Thesis

Back to list

Optimierung eines Systems zur automatischen Mehrkanaltonerweiterung von TV- und Filmton

Authors Gampp, P.
Year 2011
Thesis Type Diploma thesis
Topic Audio Signal Processing
Keywords signal processing, technical acoustics, Wiedergabetechnik
Abstract With consumer acceptance of the Digital Versatile Disc (DVD), launched in 1995, surround sound systems have been widespread in private households. A majority of today’s music however, is not produced in multichannel format. TV content such as television series and old films are only available in two-channel stereo audio. In order to utilize media with two-channel audio with surround sound systems, a blind-upmix-system focusing on playback of music content was developed at Fraunhofer IIS. This thesis discusses how the upmix-system was adapted for playback of TV and movie-content. An important design criterion was to achieve pristine sound playback of speech coming from the center channel. The basic concept of the proposed approach consists of varying the sound parameters of the upmixer over time. A speech detection system determines at which time the input signal of the upmixer contains speech. On the basis of these speech segments, a fade between two sound settings is executed.

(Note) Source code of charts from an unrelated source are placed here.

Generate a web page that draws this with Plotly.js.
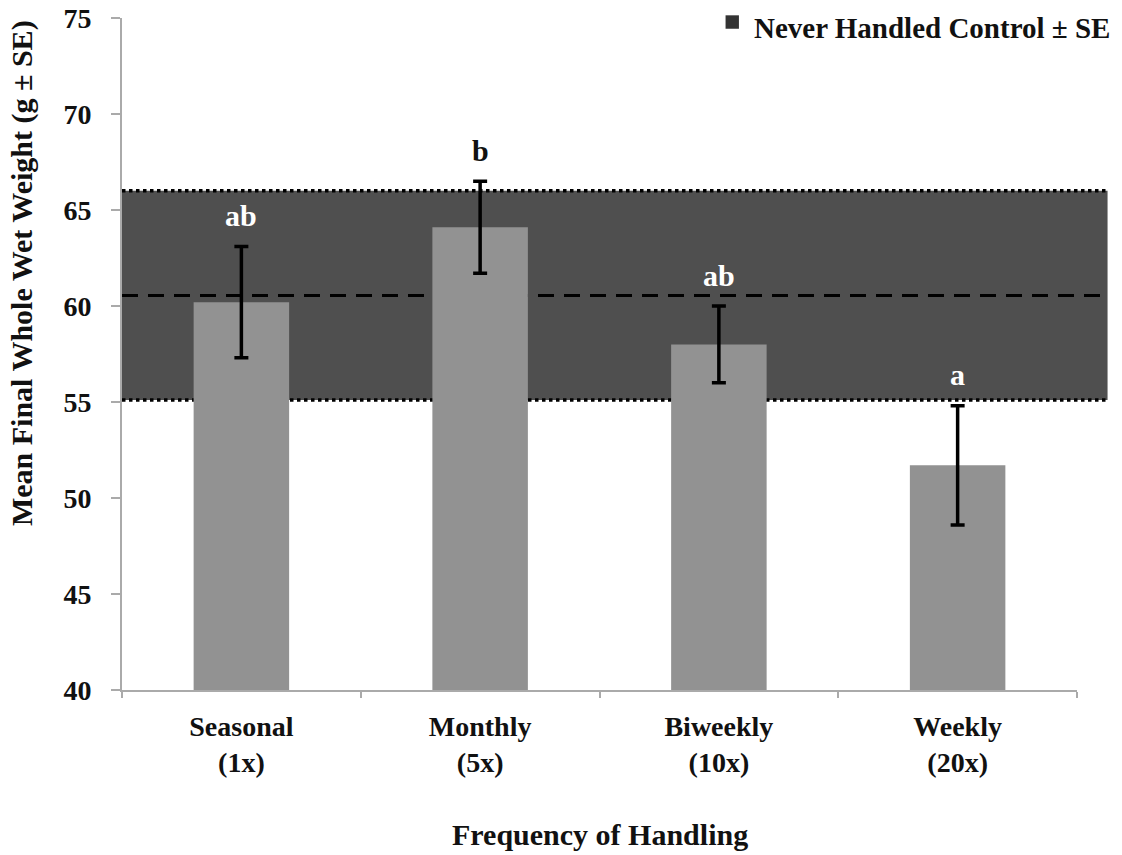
<!DOCTYPE html>
<html>
<head>
<meta charset="utf-8">
<script src="https://cdn.plot.ly/plotly-3.0.1.min.js"></script>
<style>html,body{margin:0;padding:0;background:#fff}#chart{width:1122px;height:855px}</style>
</head>
<body>
<div id="chart"></div>
<script>
// Data
const categories = ["Seasonal<br>(1x)", "Monthly<br>(5x)", "Biweekly<br>(10x)", "Weekly<br>(20x)"];
const meanWeight = [60.2, 64.1, 58.0, 51.7];
const seWeight = [2.9, 2.4, 2.0, 3.1];
const groupLetters = ["ab", "b", "ab", "a"];
const letterColors = ["#ffffff", "#111111", "#ffffff", "#ffffff"];
const controlMean = 60.55;
const controlSE = 5.45;
const yTicks = [40, 45, 50, 55, 60, 65, 70, 75];

const FONT = "Liberation Serif, Times New Roman, serif";

const trace = {
  type: "bar",
  x: categories,
  y: meanWeight,
  width: 0.4,
  marker: {color: "#929292", line: {width: 0}},
  error_y: {type: "data", array: seWeight, visible: true, color: "#000000", thickness: 3.5, width: 7},
  hoverinfo: "x+y"
};

const annotations = groupLetters.map((t, i) => ({
  x: categories[i], y: meanWeight[i] + seWeight[i], xref: "x", yref: "y",
  text: "<b>" + t + "</b>", showarrow: false, yanchor: "middle", yshift: 31,
  font: {family: FONT, size: 30, color: letterColors[i]}
}));

annotations.push({
  xref: "paper", yref: "paper", x: 1.037, y: 1.012, xanchor: "right", yanchor: "top",
  text: "<b>Never Handled Control ± SE</b>", showarrow: false,
  font: {family: FONT, size: 29, color: "#111"}
});
annotations.push({
  xref: "paper", yref: "paper", x: 0.5, y: -0.215, xanchor: "center", yanchor: "middle",
  text: "<b>Frequency of Handling</b>", showarrow: false,
  font: {family: FONT, size: 30, color: "#111"}
});
annotations.push({
  xref: "paper", yref: "paper", x: -0.104, y: 0.62, xanchor: "center", yanchor: "middle",
  textangle: -90,
  text: "<b>Mean Final Whole Wet Weight (g ± SE)</b>", showarrow: false,
  font: {family: FONT, size: 30, color: "#111"}
});

const shapes = [
  {type: "rect", xref: "paper", yref: "y", x0: 0, x1: 1.032, y0: controlMean - controlSE, y1: controlMean + controlSE,
   fillcolor: "#4f4f4f", line: {width: 0}, layer: "below"},
  {type: "line", xref: "paper", yref: "y", x0: 0, x1: 1.032, y0: controlMean + controlSE, y1: controlMean + controlSE,
   line: {color: "#000", width: 3.5, dash: "dot"}, layer: "below"},
  {type: "line", xref: "paper", yref: "y", x0: 0, x1: 1.032, y0: controlMean - controlSE, y1: controlMean - controlSE,
   line: {color: "#000", width: 3.5, dash: "dot"}, layer: "below"},
  {type: "line", xref: "paper", yref: "y", x0: 0, x1: 1.032, y0: controlMean, y1: controlMean,
   line: {color: "#000", width: 3, dash: "16px,10px"}, layer: "below"},
  // legend swatch
  {type: "rect", xref: "paper", yref: "paper", x0: 0.632, x1: 0.646, y0: 0.984, y1: 1.004,
   fillcolor: "#333", line: {width: 0}}
];

const layout = {
  width: 1122, height: 855,
  margin: {l: 122, r: 45, t: 18, b: 165},
  paper_bgcolor: "#fff", plot_bgcolor: "#fff",
  showlegend: false,
  font: {family: FONT, color: "#111"},
  xaxis: {
    type: "category", showgrid: false, zeroline: false,
    showline: true, linecolor: "#aaaaaa", linewidth: 2,
    ticks: "outside", tickson: "boundaries", ticklen: 6, tickcolor: "#aaaaaa", tickwidth: 2,
    tickfont: {family: FONT, size: 28, color: "#111", weight: "bold"},
    ticklabelstandoff: 10,
    range: [-0.5, 3.5]
  },
  yaxis: {
    range: [40, 75], tickvals: yTicks, showgrid: false, zeroline: false,
    showline: true, linecolor: "#aaaaaa", linewidth: 2,
    ticks: "outside", ticklen: 9, tickcolor: "#aaaaaa", tickwidth: 2,
    tickfont: {family: FONT, size: 28, color: "#111", weight: "bold"},
    ticklabelstandoff: 14
  },
  annotations: annotations,
  shapes: shapes
};

Plotly.newPlot("chart", [trace], layout, {displayModeBar: false, staticPlot: true});
</script>
</body>
</html>
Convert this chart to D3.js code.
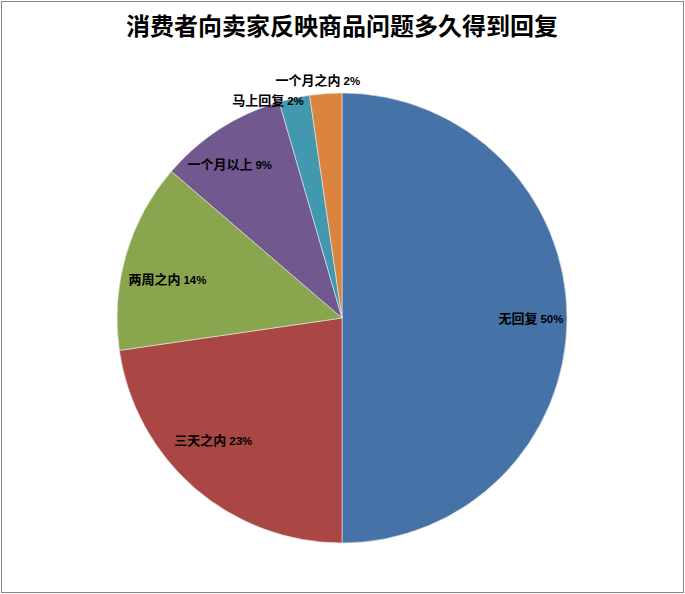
<!DOCTYPE html>
<html><head><meta charset="utf-8">
<script src="https://cdn.jsdelivr.net/npm/d3@7"></script>
<style>body{margin:0;background:#fff}svg{display:block}</style>
</head><body>
<svg id="c" width="685" height="594"></svg>
<script>
const title = "消费者向卖家反映商品问题多久得到回复";
const categories = ["无回复", "三天之内", "两周之内", "一个月以上", "马上回复", "一个月之内"];
const values = [50, 22.7, 13.6, 9.2, 2.2, 2.3];
const colors = ["#4572A7", "#AA4643", "#89A54E", "#71588F", "#4198AF", "#DB843D"];
// label placement (angle in degrees clockwise from top, radius as fraction of pie radius)
const labelAngle = [90, 226.4, 282.6, 323.8, 341.2, 354.2];
const labelRadius = [0.84, 0.79, 0.795, 0.845, 1.02, 1.06];

const W = 685, H = 594, cx = 342, cy = 318, R = 225;
const svg = d3.select("#c");
svg.append("rect").attr("x", 1.5).attr("y", 1.5).attr("width", W - 3).attr("height", H - 3)
  .attr("fill", "#fff").attr("stroke", "#878787").attr("stroke-width", 1);

svg.append("text").attr("x", cx).attr("y", 35).attr("text-anchor", "middle")
  .attr("font-family", "'Noto Sans CJK SC', sans-serif").attr("font-weight", "bold")
  .attr("font-size", 24).attr("fill", "#000").text(title);

const data = categories.map((c, i) => ({ cat: c, value: values[i], color: colors[i], i }));
const pie = d3.pie().value(d => d.value).sort(null);
const arc = d3.arc().innerRadius(0).outerRadius(R);
const g = svg.append("g").attr("transform", `translate(${cx},${cy})`);
g.selectAll("path").data(pie(data)).join("path")
  .attr("d", arc).attr("fill", d => d.data.color)
  .attr("stroke", "#eaeaea").attr("stroke-width", 0.6);

const fmt = d3.format(".0%");
const lab = g.selectAll("text.l").data(data).join("text").attr("class", "l")
  .attr("x", d => Math.sin(labelAngle[d.i] * Math.PI / 180) * labelRadius[d.i] * R)
  .attr("y", d => -Math.cos(labelAngle[d.i] * Math.PI / 180) * labelRadius[d.i] * R)
  .attr("dy", "0.35em").attr("text-anchor", "middle")
  .attr("font-weight", "bold").attr("font-size", 13).attr("fill", "#000");
lab.append("tspan").attr("font-family", "'Noto Sans CJK SC', sans-serif").text(d => d.cat + " ");
lab.append("tspan").attr("font-family", "'Liberation Sans', sans-serif").attr("font-size", 11.5)
  .text(d => fmt(Math.round(d.value) / 100));
</script>
</body></html>
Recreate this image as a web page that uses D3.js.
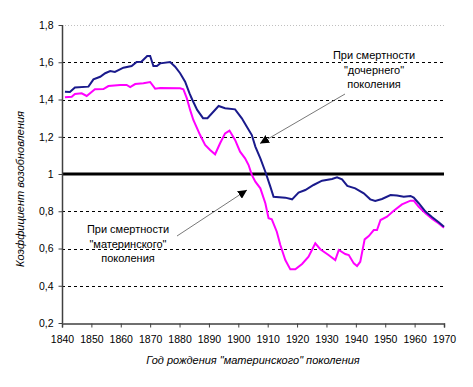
<!DOCTYPE html>
<html>
<head>
<meta charset="utf-8">
<script src="https://cdn.jsdelivr.net/npm/d3@7"></script>
<style>
  body { margin: 0; background: #fff; }
  text { font-family: Arial, "Liberation Sans", sans-serif; }
</style>
</head>
<body>
<div id="chart"></div>
<script>
// Коэффициент возобновления при смертности "дочернего" поколения
var dochYears = [1841, 1842.7, 1844.4, 1849, 1850.7, 1853, 1854.7, 1856.4, 1858, 1860.9, 1863.7, 1865.4, 1867, 1869, 1870,
  1871.1, 1872.3, 1873.4, 1876.8, 1878.5, 1880.2, 1881.9, 1883.4, 1884.3, 1886, 1888, 1889.5, 1893.3, 1895.5, 1898.9,
  1901.2, 1902.9, 1904.6, 1905.8, 1907.5, 1909.2, 1910.9, 1912, 1916, 1918.3, 1920.5, 1922.8, 1925.6, 1928.5, 1931.9,
  1933.6, 1935.3, 1937.1, 1939.8, 1942.7, 1944.9, 1946.6, 1948.9, 1951.8, 1954, 1956.3, 1958.6, 1959.7, 1961.4, 1963.7,
  1966, 1968.2, 1970];
var dochVals = [1.442, 1.44, 1.465, 1.469, 1.508, 1.522, 1.541, 1.553, 1.548, 1.571, 1.58, 1.601, 1.603, 1.634, 1.634,
  1.58, 1.58, 1.594, 1.601, 1.576, 1.541, 1.496, 1.433, 1.40, 1.344, 1.30, 1.30, 1.365, 1.353, 1.347,
  1.299, 1.254, 1.209, 1.147, 1.084, 1.012, 0.932, 0.878, 0.873, 0.864, 0.90, 0.914, 0.941, 0.964, 0.973,
  0.982, 0.971, 0.936, 0.923, 0.896, 0.864, 0.855, 0.866, 0.887, 0.884, 0.878, 0.882, 0.873, 0.843, 0.798,
  0.768, 0.741, 0.717];

// при смертности "материнского" поколения
var matYears = [1841, 1843.3, 1844.4, 1846.7, 1848.4, 1851.2, 1854.1, 1855.8, 1859.8, 1862, 1863.2, 1864.9, 1867.7, 1870,
  1871.7, 1873.4, 1880.2, 1881.3, 1882.5, 1883.6, 1884.7, 1887, 1888.7, 1890.4, 1892.1, 1893.8, 1895.5, 1897, 1898.9,
  1900.6, 1902.3, 1903.5, 1904.6, 1905.8, 1907.5, 1909.2, 1910.3, 1911.4, 1913.1, 1914.3, 1916, 1917.7, 1919.4, 1921.7,
  1923.9, 1926.2, 1927.9, 1930.7, 1933, 1934.2, 1936.4, 1937.6, 1939.3, 1940.4, 1941.5, 1943, 1944.4, 1946.1, 1947.2,
  1948.4, 1950.6, 1952.9, 1955.7, 1958.6, 1959.7, 1961.4, 1963.7, 1966, 1968.2, 1970];
var matVals = [1.412, 1.415, 1.43, 1.433, 1.419, 1.455, 1.456, 1.472, 1.478, 1.478, 1.467, 1.483, 1.487, 1.494,
  1.458, 1.462, 1.46, 1.455, 1.406, 1.344, 1.29, 1.209, 1.156, 1.129, 1.106, 1.165, 1.218, 1.233, 1.183,
  1.12, 1.084, 1.048, 0.995, 0.959, 0.923, 0.843, 0.762, 0.757, 0.69, 0.619, 0.538, 0.488, 0.488, 0.517,
  0.556, 0.628, 0.596, 0.565, 0.538, 0.592, 0.57, 0.565, 0.52, 0.506, 0.529, 0.649, 0.667, 0.699, 0.699,
  0.753, 0.771, 0.803, 0.837, 0.857, 0.857, 0.824, 0.789, 0.758, 0.735, 0.712];

var yTicks = [0.2, 0.4, 0.6, 0.8, 1, 1.2, 1.4, 1.6, 1.8];
var xTicks = [1840, 1850, 1860, 1870, 1880, 1890, 1900, 1910, 1920, 1930, 1940, 1950, 1960, 1970];

var w = 473;
var h = 387;

var svg = d3.select("#chart")
            .append("svg")
            .attr("width", w)
            .attr("height", h);

var x = d3.scaleLinear().domain([1840, 1970]).range([62, 444]);
var y = d3.scaleLinear().domain([0.2, 1.8]).range([323, 25]);

var fmt = function(d) { return String(d).replace(".", ","); };

// сетка
svg.selectAll("line.grid")
   .data(yTicks.filter(function(d) { return d !== 0.2 && d !== 1; }))
   .enter()
   .append("line")
   .attr("class", "grid")
   .attr("x1", x(1840))
   .attr("x2", x(1970))
   .attr("y1", function(d) { return Math.round(y(d)) + 0.5; })
   .attr("y2", function(d) { return Math.round(y(d)) + 0.5; })
   .attr("stroke", function(d) { return d === 1.8 ? "#c0c0c0" : "#000"; })
   .attr("stroke-dasharray", function(d) { return d === 1.8 ? "1,2" : "3,3"; });

// линия 1
svg.append("line")
   .attr("x1", x(1840))
   .attr("x2", x(1970))
   .attr("y1", y(1))
   .attr("y2", y(1))
   .attr("stroke", "#000")
   .attr("stroke-width", 3);

// оси
var yAxis = svg.append("g")
   .attr("transform", "translate(" + (x(1840) + 0.5) + ",0)")
   .call(d3.axisLeft(y).tickValues(yTicks).tickSize(4).tickPadding(5).tickFormat(fmt));
var xAxis = svg.append("g")
   .attr("transform", "translate(0," + (y(0.2) + 0.5) + ")")
   .call(d3.axisBottom(x).tickValues(xTicks).tickSize(4).tickPadding(8).tickFormat(d3.format("d")));

[yAxis, xAxis].forEach(function(g) {
  g.select(".domain").attr("stroke", "#404040").attr("stroke-width", 1.5);
  g.selectAll(".tick line").attr("stroke", "#404040");
  g.selectAll("text").attr("font-size", "10.5px").attr("fill", "#000")
   .attr("font-family", "Arial, 'Liberation Sans', sans-serif");
});
yAxis.select(".domain").attr("d", "M0," + y(1.8) + "V" + y(0.2));

// линии
var line = d3.line()
   .x(function(d) { return x(d[0]); })
   .y(function(d) { return y(d[1]); });

svg.append("path")
   .datum(d3.zip(matYears, matVals))
   .attr("d", line)
   .attr("fill", "none")
   .attr("stroke", "#ff00ff")
   .attr("stroke-width", 2);

svg.append("path")
   .datum(d3.zip(dochYears, dochVals))
   .attr("d", line)
   .attr("fill", "none")
   .attr("stroke", "#1a1a8c")
   .attr("stroke-width", 2);

// стрелки
svg.append("defs").append("marker")
   .attr("id", "arr")
   .attr("viewBox", "0 0 10 10")
   .attr("refX", 10).attr("refY", 5)
   .attr("markerWidth", 9).attr("markerHeight", 9)
   .attr("markerUnits", "userSpaceOnUse")
   .attr("orient", "auto")
   .append("path")
   .attr("d", "M0,0L10,5L0,10z")
   .attr("fill", "#000");

var notes = [
  { lines: ["При смертности", "\"дочернего\"", "поколения"], tx: 374, ty: 59, from: [345, 94], to: [260, 143.5] },
  { lines: ["При смертности", "\"материнского\"", "поколения"], tx: 128, ty: 233, from: [177, 236], to: [247, 190] }
];

notes.forEach(function(n) {
  svg.append("line")
     .attr("x1", n.from[0]).attr("y1", n.from[1])
     .attr("x2", n.to[0]).attr("y2", n.to[1])
     .attr("stroke", "#555")
     .attr("stroke-width", 0.8)
     .attr("marker-end", "url(#arr)");
  svg.append("text")
     .attr("text-anchor", "middle")
     .attr("font-size", "11px")
     .selectAll("tspan")
     .data(n.lines)
     .enter()
     .append("tspan")
     .attr("x", n.tx)
     .attr("y", function(d, i) { return n.ty + i * 14.5; })
     .text(function(d) { return d; });
});

// подписи осей
svg.append("text")
   .attr("x", (x(1840) + x(1970)) / 2)
   .attr("y", 364)
   .attr("text-anchor", "middle")
   .attr("font-size", "11px")
   .attr("font-style", "italic")
   .text("Год рождения \"материнского\" поколения");

svg.append("text")
   .attr("transform", "translate(24,189) rotate(-90)")
   .attr("text-anchor", "middle")
   .attr("font-size", "11px")
   .attr("font-style", "italic")
   .text("Коэффициент возобновления");
</script>
</body>
</html>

The settings are tuned to the playback of speech and music, atmospheres respectively. First, a pattern recognition system was adopted especially for the detection of speech in TV- and movie-audio. The developed additions comprise a pre-processing of the signals with the help of spectral weighting. Additionally, stereo features were defined to utilize interchannel coherence and interchannel level differences of the signal. Post-processing was designed, to use an additional classifier which is trained at runtime. Finally, envelope segmentation with adaptive background level calculation for the post-processing of III estimated speech segments was designed and implemented. Several algorithms for the computation of a control-function of the upmixer’s sound parameters were implemented and tested. Listening tests showed that the quality of speech playback was significantly improved by the developed additions. Furthermore, it was shown, that sound performance with respect to the positioning of sound sources and sound quality of speech can be improved significantly by fading between two sound settings instead of remaining in a single static sound setting. The fading between two sound settings was not perceived by several experienced listeners. Listening tests were also carried out by experienced sound-engineers, who either did not perceive the fading at all, or perceived it to be of minimal annoyance in most cases.
URL http://phaidra.kug.ac.at/o:65089
Supervisors Höldrich, R.